Problem statement
No pictures belong in the copy; return exactly the lines from the one with "Convert this chart" through the one with "import * as", both ends included, and nothing else.

• • • • •

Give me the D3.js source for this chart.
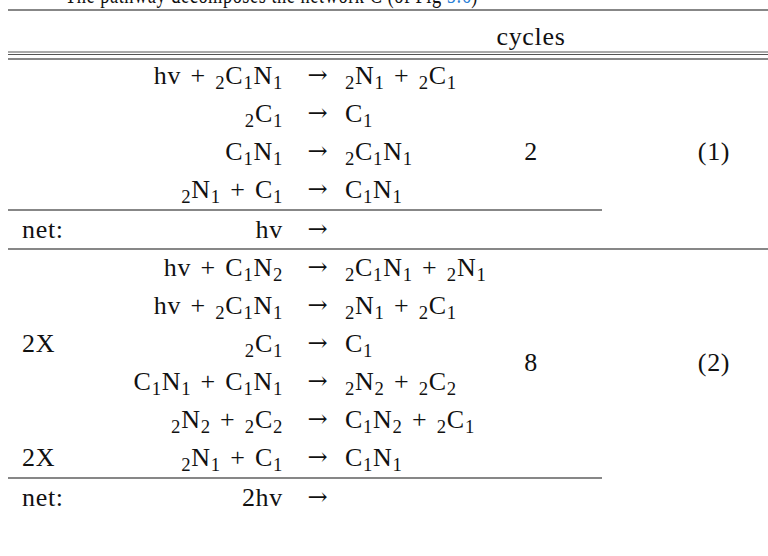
<!DOCTYPE html>
<html>
<head>
<meta charset="utf-8">
<script src="https://cdn.jsdelivr.net/npm/d3@7/dist/d3.min.js"></script>
<style>
  html, body { margin: 0; padding: 0; background: #fff; }
  svg { display: block; }
  text { font-family: "Liberation Serif", "DejaVu Serif", serif; fill: #111; letter-spacing: 0.7px; }
</style>
</head>
<body>
<svg id="chart" width="768" height="556"></svg>
<script>
// ---- data ----
const captionText = "The pathway decomposes the network C (of Fig ";
const captionLink = "5.6";
const headerCycles = "cycles";

const block1Labels = ["", "", "", ""];
const block1Lhs = ["hv + _2C_1N_1", "_2C_1", "C_1N_1", "_2N_1 + C_1"];
const block1Rhs = ["_2N_1 + _2C_1", "C_1", "_2C_1N_1", "C_1N_1"];
const net1Lhs = "hv";

const block2Labels = ["", "", "2X", "", "", "2X"];
const block2Lhs = ["hv + C_1N_2", "hv + _2C_1N_1", "_2C_1", "C_1N_1 + C_1N_1", "_2N_2 + _2C_2", "_2N_1 + C_1"];
const block2Rhs = ["_2C_1N_1 + _2N_1", "_2N_1 + _2C_1", "C_1", "_2N_2 + _2C_2", "C_1N_2 + _2C_1", "C_1N_1"];
const net2Lhs = "2hv";

const cyclesValues = ["2", "8"];
const eqNumbers = ["(1)", "(2)"];

// ---- layout ----
const W = 768, H = 556;
const FS = 26;
const svg = d3.select("#chart");

const rows = [];
block1Lhs.forEach((l, i) => rows.push({label: block1Labels[i], lhs: l, rhs: block1Rhs[i]}));
rows.push({label: "net:", lhs: net1Lhs, rhs: ""});
block2Lhs.forEach((l, i) => rows.push({label: block2Labels[i], lhs: l, rhs: block2Rhs[i]}));
rows.push({label: "net:", lhs: net2Lhs, rhs: ""});

const yBase = d3.scaleLinear().domain([0, rows.length - 1]).range([76, 76 + 38 * (rows.length - 1)]);
const extra = [0, 0, 0, 0, 2, 2, 2, 2, 2, 2, 2, 4];
const yRow = i => yBase(i) + extra[i];

const x = d3.scaleOrdinal()
  .domain(["label", "lhs", "arrow", "rhs", "cycles", "eq"])
  .range([22, 283, 318, 345, 531, 714]);

function addRich(sel, str) {
  const parts = [];
  let i = 0, buf = "";
  while (i < str.length) {
    if (str[i] === "_" && i + 1 < str.length) {
      if (buf) { parts.push({t: buf, sub: false}); buf = ""; }
      parts.push({t: str[i + 1], sub: true});
      i += 2;
    } else { buf += str[i]; i++; }
  }
  if (buf) parts.push({t: buf, sub: false});
  let shifted = false;
  parts.forEach(p => {
    const ts = sel.append("tspan").text(p.t.replace(/ /g, "\u2004"));
    if (p.sub) {
      ts.attr("font-size", FS * 0.72).attr("dy", shifted ? 0 : 5);
      shifted = true;
    } else {
      ts.attr("dy", shifted ? -5 : 0);
      shifted = false;
    }
  });
}

const baseOff = 8;

// caption, clipped by the top edge as in the source
const cap = svg.append("text").attr("x", 65).attr("y", 3).attr("font-size", FS)
  .attr("textLength", 413).attr("lengthAdjust", "spacingAndGlyphs");
cap.append("tspan").text(captionText);
cap.append("tspan").text(captionLink).style("fill", "#2b7fd6");
cap.append("tspan").text(")");

svg.append("text").attr("x", x("cycles")).attr("y", 37 + baseOff)
  .attr("text-anchor", "middle").attr("font-size", FS).text(headerCycles);

const rules = [
  {y: 10, x1: 8, x2: W, w: 1.1, c: "#111"},
  {y: 52, x1: 8, x2: W, w: 1, c: "#555"},
  {y: 54.5, x1: 8, x2: W, w: 1, c: "#555"},
  {y: 59, x1: 8, x2: W, w: 1.2, c: "#111"},
  {y: (yRow(3) + yRow(4)) / 2, x1: 8, x2: 602, w: 1.2, c: "#111"},
  {y: (yRow(4) + yRow(5)) / 2, x1: 8, x2: W, w: 1.2, c: "#111"},
  {y: (yRow(10) + yRow(11)) / 2, x1: 8, x2: 602, w: 1.2, c: "#111"}
];
svg.selectAll("line.rule").data(rules).join("line").attr("class", "rule")
  .attr("x1", d => d.x1).attr("x2", d => d.x2)
  .attr("y1", d => d.y).attr("y2", d => d.y)
  .attr("stroke", d => d.c).attr("stroke-width", d => d.w);

const g = svg.selectAll("g.row").data(rows).join("g").attr("class", "row")
  .attr("transform", (d, i) => `translate(0,${yRow(i) + baseOff})`);

g.append("text").attr("x", x("label")).attr("font-size", FS).text(d => d.label);
g.append("text").attr("x", x("lhs")).attr("text-anchor", "end").attr("font-size", FS)
  .each(function(d) { addRich(d3.select(this), d.lhs); });
g.append("text").attr("x", x("arrow")).attr("text-anchor", "middle")
  .attr("font-size", 24).style("font-family", "'DejaVu Serif', serif").style("font-weight", 300)
  .attr("dy", -1).text("\u2192");
g.append("text").attr("x", x("rhs")).attr("font-size", FS)
  .each(function(d) { addRich(d3.select(this), d.rhs); });

const blockMid = [yRow(2), (yRow(7) + yRow(8)) / 2];
svg.selectAll("text.cyc").data(cyclesValues).join("text").attr("class", "cyc")
  .attr("x", x("cycles")).attr("y", (d, i) => blockMid[i] + baseOff)
  .attr("text-anchor", "middle").attr("font-size", FS).text(d => d);
svg.selectAll("text.eq").data(eqNumbers).join("text").attr("class", "eq")
  .attr("x", x("eq")).attr("y", (d, i) => blockMid[i] + baseOff)
  .attr("text-anchor", "middle").attr("font-size", FS).text(d => d);
</script>
</body>
</html>
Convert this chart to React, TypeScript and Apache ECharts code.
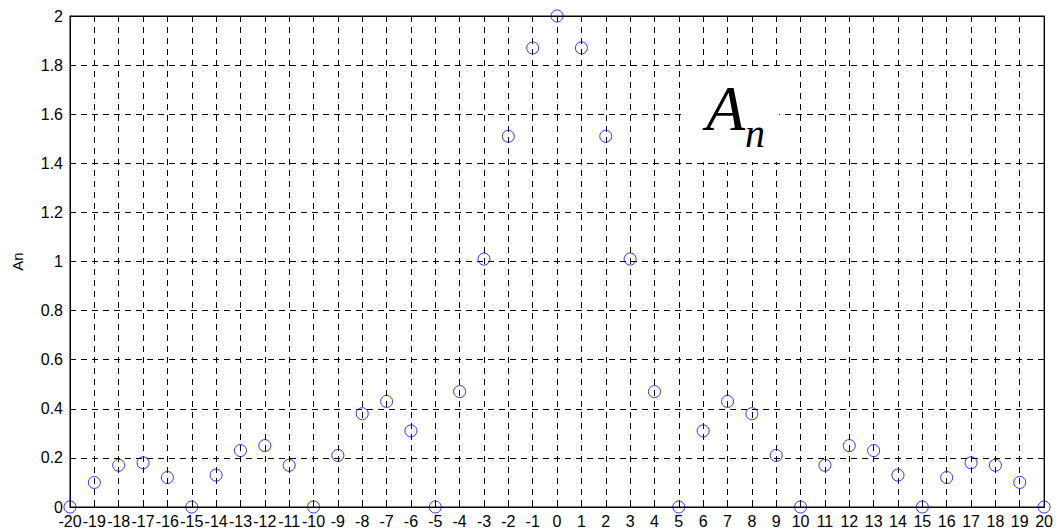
import React, { useEffect, useRef } from "react";
import * as echarts from "echarts";

const nValues = [
  -20, -19, -18, -17, -16, -15, -14, -13, -12, -11, -10, -9, -8, -7, -6, -5, -4, -3, -2, -1,
  0, 1, 2, 3, 4, 5, 6, 7, 8, 9, 10, 11, 12, 13, 14, 15, 16, 17, 18, 19, 20,
];
const anValues = [
  0, 0.1, 0.17, 0.18, 0.12, 0, 0.13, 0.23, 0.25, 0.17, 0, 0.21, 0.38, 0.43, 0.31, 0, 0.47, 1.01, 1.51, 1.87,
  2.0, 1.87, 1.51, 1.01, 0.47, 0, 0.31, 0.43, 0.38, 0.21, 0, 0.17, 0.25, 0.23, 0.13, 0, 0.12, 0.18, 0.17, 0.1, 0,
];
const yAxisName = "An";
const annotationMain = "A";
const annotationSub = "n";

export default function App() {
  const ref = useRef<HTMLDivElement>(null);
  useEffect(() => {
    if (!ref.current) return;
    const chart = echarts.init(ref.current, undefined, { renderer: "svg" });
    const labelFont = { fontFamily: "'Liberation Sans', Arial, sans-serif", fontSize: 16, color: "#000" };
    const gridLine = { show: true, lineStyle: { color: "#000", width: 1, type: [6, 5] as any } };
    const tick = { show: true, inside: true, length: 6, lineStyle: { color: "#000" } };
    const serif = "'Liberation Serif', 'Times New Roman', serif";
    chart.setOption({
      animation: false,
      backgroundColor: "#fff",
      grid: {
        left: 70,
        right: 6,
        top: 16,
        bottom: 25,
        show: true,
        borderColor: "#000",
        borderWidth: 1,
        backgroundColor: "transparent",
      },
      xAxis: [
        {
          type: "value",
          min: -20,
          max: 20,
          interval: 1,
          axisLine: { show: true, onZero: false, lineStyle: { color: "#000" } },
          axisTick: tick,
          splitLine: gridLine,
          axisLabel: { ...labelFont, margin: 6, showMinLabel: true, showMaxLabel: true, hideOverlap: false },
        },
        {
          type: "value",
          position: "top",
          min: -20,
          max: 20,
          interval: 1,
          axisLine: { show: true, onZero: false, lineStyle: { color: "#000" } },
          axisTick: tick,
          splitLine: { show: false },
          axisLabel: { show: false },
        },
      ],
      yAxis: [
        {
          type: "value",
          min: 0,
          max: 2,
          interval: 0.2,
          name: yAxisName,
          nameLocation: "middle",
          nameGap: 45,
          nameRotate: 90,
          nameTextStyle: { fontFamily: "'Liberation Sans', Arial, sans-serif", fontSize: 15, color: "#000" },
          axisLine: { show: true, onZero: false, lineStyle: { color: "#000" } },
          axisTick: tick,
          splitLine: gridLine,
          axisLabel: { ...labelFont, margin: 7, formatter: (v: number) => String(Math.round(v * 10) / 10) },
        },
        {
          type: "value",
          position: "right",
          min: 0,
          max: 2,
          interval: 0.2,
          axisLine: { show: true, onZero: false, lineStyle: { color: "#000" } },
          axisTick: tick,
          splitLine: { show: false },
          axisLabel: { show: false },
        },
      ],
      series: [
        {
          type: "scatter",
          data: nValues.map((n, i) => [n, anValues[i]]),
          symbol: "circle",
          symbolSize: 12,
          clip: false,
          itemStyle: { color: "rgba(0,0,0,0)", borderColor: "#0000ff", borderWidth: 1 },
          z: 5,
        },
      ],
      graphic: [
        {
          type: "rect",
          shape: { x: 684, y: 67, width: 95, height: 95 },
          style: { fill: "#fff" },
          z: 3,
        },
        {
          type: "text",
          x: 706,
          y: 108,
          z: 4,
          style: {
            text: "{a|" + annotationMain + "}{b|" + annotationSub + "}",
            fill: "#000",
            align: "left",
            verticalAlign: "middle",
            rich: {
              a: {
                fontFamily: serif,
                fontStyle: "italic",
                fontSize: 64,
                lineHeight: 64,
                verticalAlign: "middle",
                fill: "#000",
              },
              b: {
                fontFamily: serif,
                fontStyle: "italic",
                fontSize: 40,
                lineHeight: 14,
                verticalAlign: "top",
                padding: [37, 0, 0, 0],
                fill: "#000",
              },
            },
          },
        },
      ],
    });
    return () => chart.dispose();
  }, []);
  return <div ref={ref} style={{ position: "absolute", left: 0, top: 0, width: 1056, height: 532 }} />;
}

• • • • •

Task solution
Convert this chart to React, TypeScript and Apache ECharts code.
import React, { useEffect, useRef } from "react";
import * as echarts from "echarts";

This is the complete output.